Phil Elger/Bill Evans - Liberated by Americans
Transcript
We had several droppages but they were mainly just clothes, you know, because most of us were in our uniforms still and they dropped trousers and stuff like this but relief never came until the Americans came up from the south of France, in the second front, and they rescued us on 14 August I think it was, 1944, and we were taken back to the Channel ports to go back to England on trucks and things during which time there were two trucks and we were going back.
Anyway, they were driven by black men, Negroes, sorry, and they drive very fast and they went around a bend, the first truck, and all these men who were similar to me, you know, evaders, were thrown out, every one of them.

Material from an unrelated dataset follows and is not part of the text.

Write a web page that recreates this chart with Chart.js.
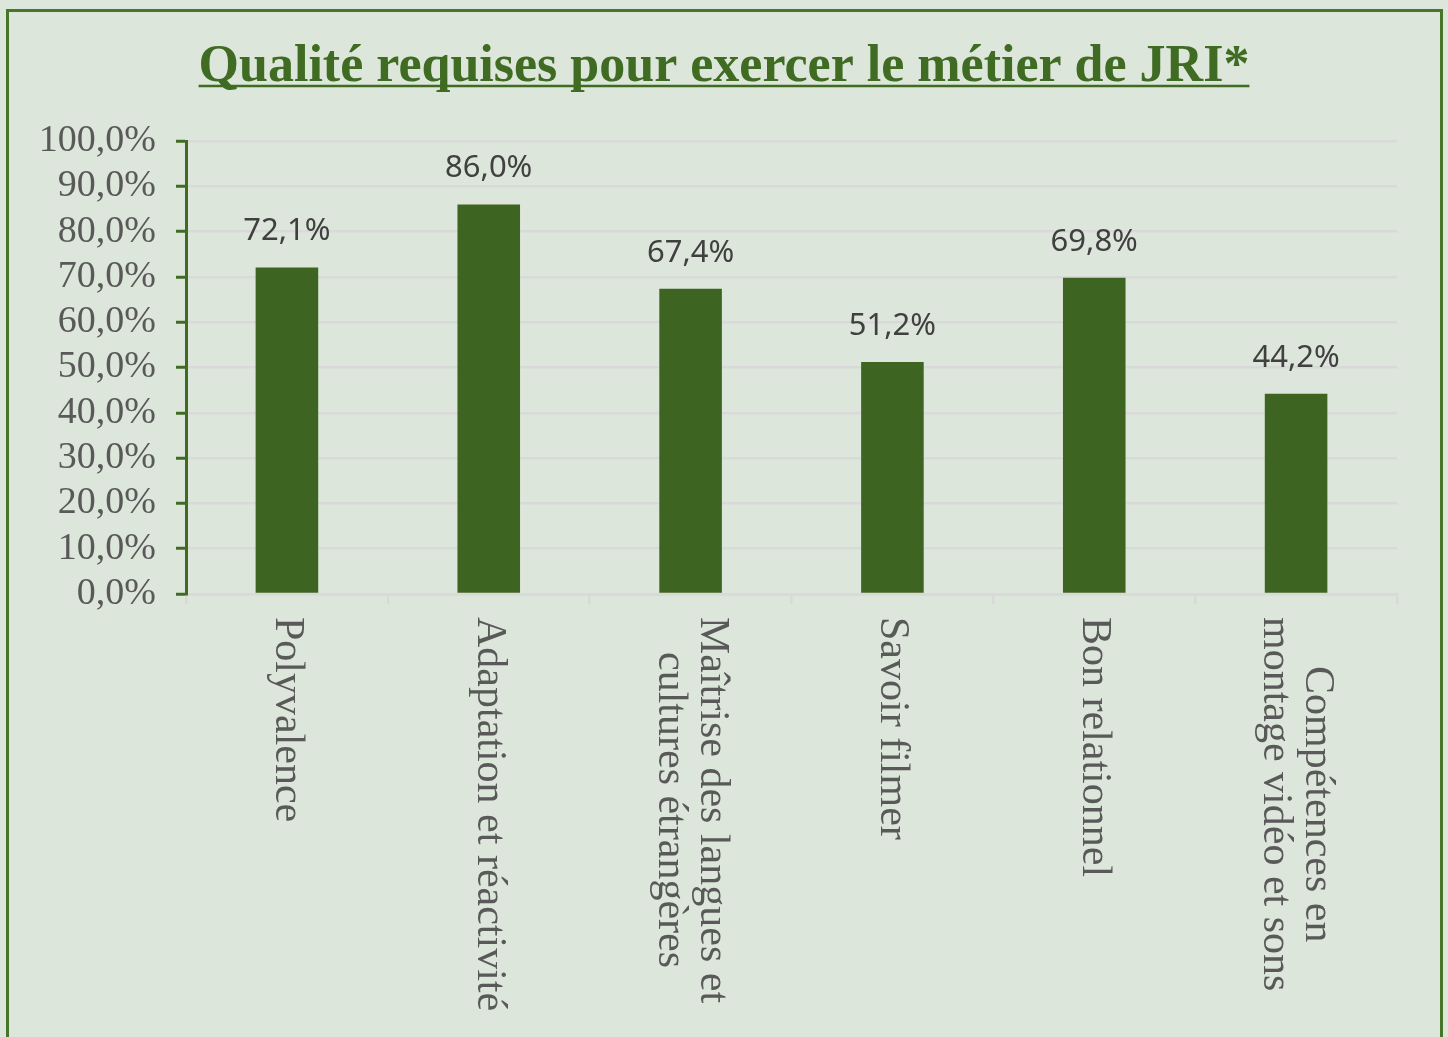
<!DOCTYPE html>
<html lang="fr">
<head>
<meta charset="utf-8">
<script src="https://cdn.jsdelivr.net/npm/chart.js@4.4.1/dist/chart.umd.min.js"></script>
<style>
    html, body { margin: 0; padding: 0; background: #dde6da; overflow: hidden; }
    #cadre { position: absolute; left: 6px; top: 9px; width: 1437px; height: 1100px; box-sizing: border-box; border: 3px solid #477529; }
    #graphique { position: absolute; left: 0; top: 0; }
</style>
</head>
<body>
<div id="cadre"></div>
<canvas id="graphique" width="1448" height="1037"></canvas>
<script>
// Données
const titre = 'Qualité requises pour exercer le métier de JRI*';
const categories = [
    ['Polyvalence'],
    ['Adaptation et réactivité'],
    ['Maîtrise des langues et', 'cultures étrangères'],
    ['Savoir filmer'],
    ['Bon relationnel'],
    ['Compétences en', 'montage vidéo et sons']
];
const valeurs = [72.1, 86.0, 67.4, 51.2, 69.8, 44.2];
const axeMin = 0;
const axeMax = 100;
const axePas = 10;

const VERT_FONCE = '#3e6421';
const VERT_TITRE = '#3f6b22';
const GRIS_TEXTE = '#595959';
const GRIS_GRILLE = '#d9d9d9';

function formaterPourcent(v) {
    return v.toFixed(1).replace('.', ',') + '%';
}

// Titre souligné, étiquettes de valeurs et libellés verticaux
const pluginDessin = {
    id: 'dessinJRI',
    afterDatasetsDraw(chart) {
        const ctx = chart.ctx;
        const meta = chart.getDatasetMeta(0);
        ctx.save();
        ctx.font = '31px "Noto Sans"';
        ctx.fillStyle = '#404040';
        ctx.textAlign = 'center';
        ctx.textBaseline = 'alphabetic';
        meta.data.forEach((barre, i) => {
            ctx.fillText(formaterPourcent(valeurs[i]), barre.x, barre.y - 27);
        });
        ctx.restore();
    },
    afterDraw(chart) {
        const ctx = chart.ctx;

        // Titre
        ctx.save();
        ctx.font = 'bold 52px "Liberation Serif"';
        ctx.fillStyle = VERT_TITRE;
        ctx.textAlign = 'center';
        ctx.textBaseline = 'alphabetic';
        const cx = chart.width / 2;
        ctx.fillText(titre, cx, 81);
        const w = ctx.measureText(titre).width;
        ctx.strokeStyle = VERT_TITRE;
        ctx.lineWidth = 2.5;
        ctx.beginPath();
        ctx.moveTo(cx - w / 2, 86);
        ctx.lineTo(cx + w / 2, 86);
        ctx.stroke();
        ctx.restore();

        // Libellés de l'axe X, tournés de 90° (lecture de haut en bas)
        const sx = chart.scales.x;
        const haut = chart.chartArea.bottom + 23;
        ctx.save();
        ctx.font = '42px "Liberation Serif"';
        ctx.fillStyle = GRIS_TEXTE;
        ctx.textAlign = 'center';
        ctx.textBaseline = 'middle';
        categories.forEach((lignes, i) => {
            const x = sx.getPixelForValue(i);
            const larg = Math.max(...lignes.map(l => ctx.measureText(l).width));
            const n = lignes.length;
            ctx.save();
            ctx.translate(x, haut);
            ctx.rotate(Math.PI / 2);
            lignes.forEach((l, k) => {
                ctx.fillText(l, larg / 2, (k - (n - 1) / 2) * 42);
            });
            ctx.restore();
        });
        ctx.restore();
    }
};

const ctx = document.getElementById('graphique').getContext('2d');
new Chart(ctx, {
    type: 'bar',
    data: {
        labels: categories,
        datasets: [{
            data: valeurs,
            backgroundColor: VERT_FONCE,
            borderWidth: 0,
            barPercentage: 0.31,
            categoryPercentage: 1
        }]
    },
    options: {
        responsive: false,
        animation: false,
        layout: { padding: { top: 141, right: 51, left: 0, bottom: 0 } },
        plugins: {
            legend: { display: false },
            tooltip: { enabled: false },
            title: { display: false }
        },
        scales: {
            x: {
                offset: true,
                grid: {
                    offset: true,
                    drawOnChartArea: false,
                    drawTicks: true,
                    tickLength: 10,
                    color: GRIS_GRILLE,
                    lineWidth: 2.5
                },
                border: { color: GRIS_GRILLE, width: 2.5 },
                ticks: { display: false },
                afterFit: s => { s.height = 443; }
            },
            y: {
                min: axeMin,
                max: axeMax,
                ticks: {
                    stepSize: axePas,
                    autoSkip: false,
                    padding: 20,
                    color: GRIS_TEXTE,
                    font: { family: '"Liberation Serif"', size: 38 },
                    callback: v => formaterPourcent(v)
                },
                grid: {
                    color: GRIS_GRILLE,
                    lineWidth: 2.5,
                    tickLength: 10,
                    tickColor: VERT_TITRE,
                    tickWidth: 3
                },
                border: { color: VERT_TITRE, width: 3 },
                afterFit: s => { s.width = 186; }
            }
        }
    },
    plugins: [pluginDessin]
});
</script>
</body>
</html>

They finished up in a paddock and one bloke had his bottle of champagne and it didn't break, yeah. Anyway, no one was injured, you know, it was absolutely amazing because there would have been twenty of them who all went out of this big, big truck. Anyway, we went back. Oh no, we stayed in a POW camp and I've never seen so many men in my life. There were thousands. I think there was about sixty thousand or something captured on the peninsula there.
They were all in big paddocks and all the men were here and the officers all up in a corner together which I thought was very strange.
Anyway, from there we went back to Bayeux and they sent us, or they had a Dakota and we were taken back to England and interrogated there. I couldn't give them much information, you know, and I felt dreadful. Here I was, I'd been to France and the war was going on over there and I had no helpful information about troop movements or anything. I hadn't even seen a troop, you know.